Czy wraz ze śniegiem posypią się mandaty? Nawet 3 tys. zł za nieodśnieżony samochód

0

Zimowa aura nie rozpieszcza kierowców, szczególnie tych, którzy nie mają możliwości garażowania auta. Nie znosisz porannego odśnieżania samochodu i „skrobania szyb”? Musisz wiedzieć, że po nowelizacji Kodeksu drogowego oraz taryfikatora mandatów surowo karane są nie tylko źle przygotowane do jazdy szyby, ale również tablice rejestracyjne czy reflektory. Eksperci autobaza.pl ostrzegają, ile pieniędzy i punktów możesz stracić.

Źle odśnieżone szyby

Zgodnie z art. 66 ust. 1 pkt 5 ustawy Prawo o ruchu drogowym pojazd uczestniczący w ruchu musi być utrzymany w takim stanie, aby zapewnić dostateczne pole widzenia kierowcy. Zalegający na szybach śnieg, zwłaszcza na przedniej, ogranicza widoczność i negatywnie wpływa na bezpieczeństwo na drodze. Obecnie policja może ukarać kierowcę takiego pojazdu mandatem w wysokości nawet do 3000 złotych. Lepiej więc dokładnie odśnieżyć auto i usunąć lód z szyb.

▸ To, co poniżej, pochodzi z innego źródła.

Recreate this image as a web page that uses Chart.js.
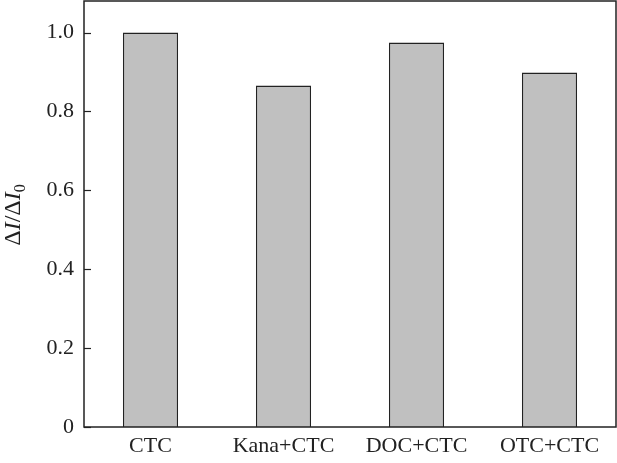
<!DOCTYPE html>
<html>
<head>
<meta charset="utf-8">
<script src="https://cdn.jsdelivr.net/npm/chart.js@4/dist/chart.umd.min.js"></script>
<style>
html,body{margin:0;padding:0;background:#fff;}
#wrap{width:617px;height:463px;position:relative;}
</style>
</head>
<body>
<div id="wrap"><canvas id="c" width="617" height="463"></canvas></div>
<script>
const categories = ["CTC", "Kana+CTC", "DOC+CTC", "OTC+CTC"];
const ratioValues = [1.0, 0.866, 0.975, 0.899];
const yTickValues = [0, 0.2, 0.4, 0.6, 0.8, 1.0];

const FONT = '"Liberation Serif", "Times New Roman", serif';

const framePlugin = {
  id: 'frame',
  afterDraw(chart) {
    const ctx = chart.ctx;
    const {left, right, top, bottom} = chart.chartArea;
    const y = chart.scales.y;
    ctx.save();
    ctx.strokeStyle = '#222';
    ctx.lineWidth = 1.5;
    ctx.strokeRect(left, top, right - left, bottom - top);
    ctx.lineWidth = 1.2;
    y.ticks.forEach(t => {
      const py = Math.round(y.getPixelForValue(t.value)) + 0.5;
      ctx.beginPath();
      ctx.moveTo(left, py);
      ctx.lineTo(left + 7, py);
      ctx.stroke();
    });
    // y-axis title: ΔI/ΔI0 (I italic, 0 subscript)
    const parts = [
      {t: 'Δ', f: '24px ' + FONT, dy: 0},
      {t: 'I', f: 'italic 24px ' + FONT, dy: 0},
      {t: '/', f: '24px ' + FONT, dy: 0},
      {t: 'Δ', f: '24px ' + FONT, dy: 0},
      {t: 'I', f: 'italic 24px ' + FONT, dy: 0},
      {t: '0', f: '16px ' + FONT, dy: 5}
    ];
    let total = 0;
    parts.forEach(p => { ctx.font = p.f; p.w = ctx.measureText(p.t).width; total += p.w; });
    const cy = (top + bottom) / 2 + 1;
    ctx.translate(20, cy);
    ctx.rotate(-Math.PI / 2);
    ctx.fillStyle = '#222';
    ctx.textBaseline = 'alphabetic';
    ctx.textAlign = 'left';
    let x = -total / 2;
    parts.forEach(p => { ctx.font = p.f; ctx.fillText(p.t, x, p.dy); x += p.w; });
    ctx.restore();
  }
};

new Chart(document.getElementById('c'), {
  type: 'bar',
  data: {
    labels: categories,
    datasets: [{
      data: ratioValues,
      backgroundColor: '#c0c0c0',
      borderColor: '#222',
      borderWidth: 1.5,
      borderSkipped: 'bottom',
      barPercentage: 0.415,
      categoryPercentage: 1.0
    }]
  },
  options: {
    responsive: false,
    animation: false,
    events: [],
    layout: {padding: {top: 1, right: 1, left: 0, bottom: 0}},
    plugins: {legend: {display: false}, tooltip: {enabled: false}},
    scales: {
      x: {
        grid: {display: false, drawTicks: false},
        border: {display: false},
        ticks: {color: '#222', font: {family: FONT, size: 22}, padding: 6, maxRotation: 0},
        afterFit(s) { s.height = 36; s.paddingLeft = 0; s.paddingRight = 0; }
      },
      y: {
        min: 0,
        max: 1.08,
        grid: {display: false, drawTicks: false},
        border: {display: false},
        afterBuildTicks(s) { s.ticks = yTickValues.map(v => ({value: v})); },
        ticks: {
          color: '#222',
          font: {family: FONT, size: 22},
          padding: 10,
          callback: v => v === 0 ? '0' : Number(v).toFixed(1)
        },
        afterFit(s) { s.width = 84; s.paddingTop = 0; s.paddingBottom = 0; }
      }
    }
  },
  plugins: [framePlugin]
});
</script>
</body>
</html>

Za co jeszcze można otrzymać mandat?

Okazuje się, że mandat za nieodśnieżone tablice rejestracyjne również jest wysoki. Kodeks wykroczeń wskazuje, że policjant może ukarać kierowcę mandatem w wysokości 500 złotych i 8 punktami karnymi w przypadku, gdy są one zachlapane błotem czy ośnieżone.

„Kara jest więc naprawdę dotkliwa. Szczególnie że wcześniej za takie niedopatrzenie groził mandat w wysokości 100 złotych. Zaboleć może też dopisanie aż 8 punktów karnych. Zwłaszcza że od 17 września 2022 roku, od kiedy zaczął obowiązywać nowy taryfikator punktów karnych, kasują się one dopiero po 2 latach od opłacenia mandat” – komentuje Przemysław Gąsiorowski ekspert autobaza.pl.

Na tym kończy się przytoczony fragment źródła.